■ SUPPLIED DATA ■
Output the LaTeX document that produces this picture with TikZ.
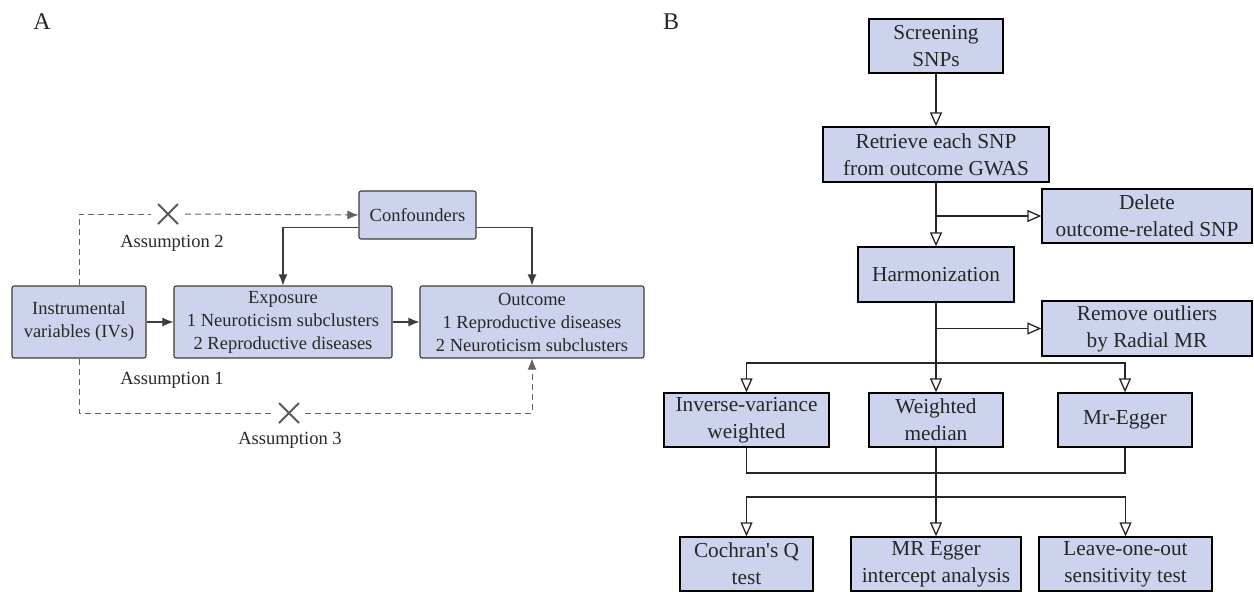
\documentclass[tikz,border=0pt]{standalone}
\usepackage{fontspec}
\setmainfont{Liberation Serif}
\usetikzlibrary{arrows.meta,calc}
\definecolor{boxfill}{RGB}{206,211,237}
\definecolor{linea}{RGB}{60,60,60}
\definecolor{texta}{RGB}{40,40,40}
\tikzset{
  boxa/.style={draw=linea, fill=boxfill, line width=1.1pt, rounded corners=2pt, inner sep=0pt, align=center, text=texta, font=\fontsize{18.5}{23}\selectfont},
  boxb/.style={draw=black, fill=boxfill, line width=1.3pt, inner sep=0pt, align=center, text=black!85, font=\fontsize{21.3}{27}\selectfont},
  arra/.style={draw=linea, line width=1.1pt, -{Latex[length=11pt,width=9pt]}},
  dasha/.style={draw=linea!80, line width=1pt, dash pattern=on 6pt off 4pt},
  dasharr/.style={dasha, -{Latex[length=11pt,width=9pt]}},
  lineb/.style={draw=black!85, line width=1.3pt},
  arrb/.style={lineb, -{Triangle[open,length=14pt,width=12pt,fill=white]}},
  crossa/.style={draw=gray!70!black, line width=1.8pt},
  lbla/.style={text=texta, font=\fontsize{18.5}{23}\selectfont, inner sep=0pt},
  panel/.style={font=\fontsize{24}{28}\selectfont, inner sep=0pt, text=black!85}
}
\begin{document}
\begin{tikzpicture}[x=1pt,y=-1pt]
\useasboundingbox (0,0) rectangle (1254,592);
% ---------- Panel A ----------
\node[panel] (labA) at (42,22) {A};
\node[boxa, minimum width=117pt, minimum height=48pt] (conf) at (417.5,215) {Confounders};
\node[boxa, minimum width=134pt, minimum height=72pt] (iv) at (79,322) {Instrumental\\variables (IVs)};
\node[boxa, minimum width=218pt, minimum height=72pt] (expo) at (283,322) {Exposure\\1 Neuroticism subclusters\\2 Reproductive diseases};
\node[boxa, minimum width=224pt, minimum height=72pt] (outc) at (532,322) {Outcome\\1 Reproductive diseases\\2 Neuroticism subclusters};
\node[lbla] (as2) at (172,243) {Assumption 2};
\node[lbla] (as1) at (172,380) {Assumption 1};
\node[lbla] (as3) at (290,440) {Assumption 3};
% crosses
\coordinate (x2) at (168,214);
\coordinate (x3) at (289,413);
\draw[crossa] ($(x2)+(-10,-10)$) -- ($(x2)+(10,10)$) ($(x2)+(-10,10)$) -- ($(x2)+(10,-10)$);
\draw[crossa] ($(x3)+(-10,-10)$) -- ($(x3)+(10,10)$) ($(x3)+(-10,10)$) -- ($(x3)+(10,-10)$);
% dashed assumption 2
\draw[dasha] (iv.north) -- (iv.north |- x2) -- ($(x2)+(-17,0)$);
\draw[dasharr] ($(x2)+(17,0)$) -- (conf.west);
% dashed assumption 3
\draw[dasha] (iv.south) -- (iv.south |- x3) -- ($(x3)+(-16,0)$);
\draw[dasharr] ($(x3)+(16,0)$) -- (outc.south |- x3) -- (outc.south);
% solid
\draw[arra] ($(conf.south west)+(0,-12)$) -| (expo.north);
\draw[arra] ($(conf.south east)+(0,-12)$) -| (outc.north);
\draw[arra] (iv.east) -- (expo.west);
\draw[arra] (expo.east) -- (outc.west);
% ---------- Panel B ----------
\node[panel] (labB) at (671,22) {B};
\node[boxb, minimum width=134pt, minimum height=54pt] (screen) at (936,46) {Screening\\SNPs};
\node[boxb, minimum width=226pt, minimum height=55pt] (retr) at (936,154.5) {Retrieve each SNP\\from outcome GWAS};
\node[boxb, minimum width=210pt, minimum height=54pt] (del) at (1147,216) {Delete\\outcome-related SNP};
\node[boxb, minimum width=156pt, minimum height=55pt] (harm) at (936,274.5) {Harmonization};
\node[boxb, minimum width=210pt, minimum height=55pt] (remv) at (1147,328.5) {Remove outliers\\by Radial MR};
\node[boxb, minimum width=165pt, minimum height=54pt] (ivw) at (746.5,420) {Inverse-variance\\weighted};
\node[boxb, minimum width=134pt, minimum height=54pt] (wmed) at (936,420) {Weighted\\median};
\node[boxb, minimum width=134pt, minimum height=54pt] (egg) at (1125,420) {Mr-Egger};
\node[boxb, minimum width=133pt, minimum height=54pt] (coch) at (746.5,564) {Cochran\textquotesingle s Q\\test};
\node[boxb, minimum width=170pt, minimum height=54pt] (mrint) at (936,564) {MR Egger\\intercept analysis};
\node[boxb, minimum width=173pt, minimum height=54pt] (loo) at (1125.5,564) {Leave-one-out\\sensitivity test};
\coordinate (b1) at (936,216);
\coordinate (b2) at (936,328.5);
\coordinate (s1) at (936,363);
\coordinate (m1) at (936,473);
\coordinate (s2) at (936,497);
\draw[arrb] (screen.south) -- (retr.north);
\draw[arrb] (retr.south) -- (harm.north);
\draw[arrb] (b1) -- (del.west);
\draw[arrb] (harm.south) -- (wmed.north);
\draw[arrb] (b2) -- (remv.west);
\draw[arrb] (s1) -| (ivw.north);
\draw[arrb] (s1) -| (egg.north);
\draw[lineb] (ivw.south) |- (m1) -| (egg.south);
\draw[arrb] (wmed.south) -- (mrint.north);
\draw[arrb] (s2) -| (coch.north);
\draw[arrb] (s2) -| (loo.north);
\end{tikzpicture}
\end{document}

■ WRITTEN PROBLEM ■
Every line above should be repeated exactly; pictures stay out of the copy.

■ COMPLETED TASK ■
Output the LaTeX document that produces this picture with TikZ.
\documentclass[tikz,border=0pt]{standalone}
\usepackage{fontspec}
\setmainfont{Liberation Serif}
\usetikzlibrary{arrows.meta,calc}
\definecolor{boxfill}{RGB}{206,211,237}
\definecolor{linea}{RGB}{60,60,60}
\definecolor{texta}{RGB}{40,40,40}
\tikzset{
  boxa/.style={draw=linea, fill=boxfill, line width=1.1pt, rounded corners=2pt, inner sep=0pt, align=center, text=texta, font=\fontsize{18.5}{23}\selectfont},
  boxb/.style={draw=black, fill=boxfill, line width=1.3pt, inner sep=0pt, align=center, text=black!85, font=\fontsize{21.3}{27}\selectfont},
  arra/.style={draw=linea, line width=1.1pt, -{Latex[length=11pt,width=9pt]}},
  dasha/.style={draw=linea!80, line width=1pt, dash pattern=on 6pt off 4pt},
  dasharr/.style={dasha, -{Latex[length=11pt,width=9pt]}},
  lineb/.style={draw=black!85, line width=1.3pt},
  arrb/.style={lineb, -{Triangle[open,length=14pt,width=12pt,fill=white]}},
  crossa/.style={draw=gray!70!black, line width=1.8pt},
  lbla/.style={text=texta, font=\fontsize{18.5}{23}\selectfont, inner sep=0pt},
  panel/.style={font=\fontsize{24}{28}\selectfont, inner sep=0pt, text=black!85}
}
\begin{document}
\begin{tikzpicture}[x=1pt,y=-1pt]
\useasboundingbox (0,0) rectangle (1254,592);
% ---------- Panel A ----------
\node[panel] (labA) at (42,22) {A};
\node[boxa, minimum width=117pt, minimum height=48pt] (conf) at (417.5,215) {Confounders};
\node[boxa, minimum width=134pt, minimum height=72pt] (iv) at (79,322) {Instrumental\\variables (IVs)};
\node[boxa, minimum width=218pt, minimum height=72pt] (expo) at (283,322) {Exposure\\1 Neuroticism subclusters\\2 Reproductive diseases};
\node[boxa, minimum width=224pt, minimum height=72pt] (outc) at (532,322) {Outcome\\1 Reproductive diseases\\2 Neuroticism subclusters};
\node[lbla] (as2) at (172,243) {Assumption 2};
\node[lbla] (as1) at (172,380) {Assumption 1};
\node[lbla] (as3) at (290,440) {Assumption 3};
% crosses
\coordinate (x2) at (168,214);
\coordinate (x3) at (289,413);
\draw[crossa] ($(x2)+(-10,-10)$) -- ($(x2)+(10,10)$) ($(x2)+(-10,10)$) -- ($(x2)+(10,-10)$);
\draw[crossa] ($(x3)+(-10,-10)$) -- ($(x3)+(10,10)$) ($(x3)+(-10,10)$) -- ($(x3)+(10,-10)$);
% dashed assumption 2
\draw[dasha] (iv.north) -- (iv.north |- x2) -- ($(x2)+(-17,0)$);
\draw[dasharr] ($(x2)+(17,0)$) -- (conf.west);
% dashed assumption 3
\draw[dasha] (iv.south) -- (iv.south |- x3) -- ($(x3)+(-16,0)$);
\draw[dasharr] ($(x3)+(16,0)$) -- (outc.south |- x3) -- (outc.south);
% solid
\draw[arra] ($(conf.south west)+(0,-12)$) -| (expo.north);
\draw[arra] ($(conf.south east)+(0,-12)$) -| (outc.north);
\draw[arra] (iv.east) -- (expo.west);
\draw[arra] (expo.east) -- (outc.west);
% ---------- Panel B ----------
\node[panel] (labB) at (671,22) {B};
\node[boxb, minimum width=134pt, minimum height=54pt] (screen) at (936,46) {Screening\\SNPs};
\node[boxb, minimum width=226pt, minimum height=55pt] (retr) at (936,154.5) {Retrieve each SNP\\from outcome GWAS};
\node[boxb, minimum width=210pt, minimum height=54pt] (del) at (1147,216) {Delete\\outcome-related SNP};
\node[boxb, minimum width=156pt, minimum height=55pt] (harm) at (936,274.5) {Harmonization};
\node[boxb, minimum width=210pt, minimum height=55pt] (remv) at (1147,328.5) {Remove outliers\\by Radial MR};
\node[boxb, minimum width=165pt, minimum height=54pt] (ivw) at (746.5,420) {Inverse-variance\\weighted};
\node[boxb, minimum width=134pt, minimum height=54pt] (wmed) at (936,420) {Weighted\\median};
\node[boxb, minimum width=134pt, minimum height=54pt] (egg) at (1125,420) {Mr-Egger};
\node[boxb, minimum width=133pt, minimum height=54pt] (coch) at (746.5,564) {Cochran\textquotesingle s Q\\test};
\node[boxb, minimum width=170pt, minimum height=54pt] (mrint) at (936,564) {MR Egger\\intercept analysis};
\node[boxb, minimum width=173pt, minimum height=54pt] (loo) at (1125.5,564) {Leave-one-out\\sensitivity test};
\coordinate (b1) at (936,216);
\coordinate (b2) at (936,328.5);
\coordinate (s1) at (936,363);
\coordinate (m1) at (936,473);
\coordinate (s2) at (936,497);
\draw[arrb] (screen.south) -- (retr.north);
\draw[arrb] (retr.south) -- (harm.north);
\draw[arrb] (b1) -- (del.west);
\draw[arrb] (harm.south) -- (wmed.north);
\draw[arrb] (b2) -- (remv.west);
\draw[arrb] (s1) -| (ivw.north);
\draw[arrb] (s1) -| (egg.north);
\draw[lineb] (ivw.south) |- (m1) -| (egg.south);
\draw[arrb] (wmed.south) -- (mrint.north);
\draw[arrb] (s2) -| (coch.north);
\draw[arrb] (s2) -| (loo.north);
\end{tikzpicture}
\end{document}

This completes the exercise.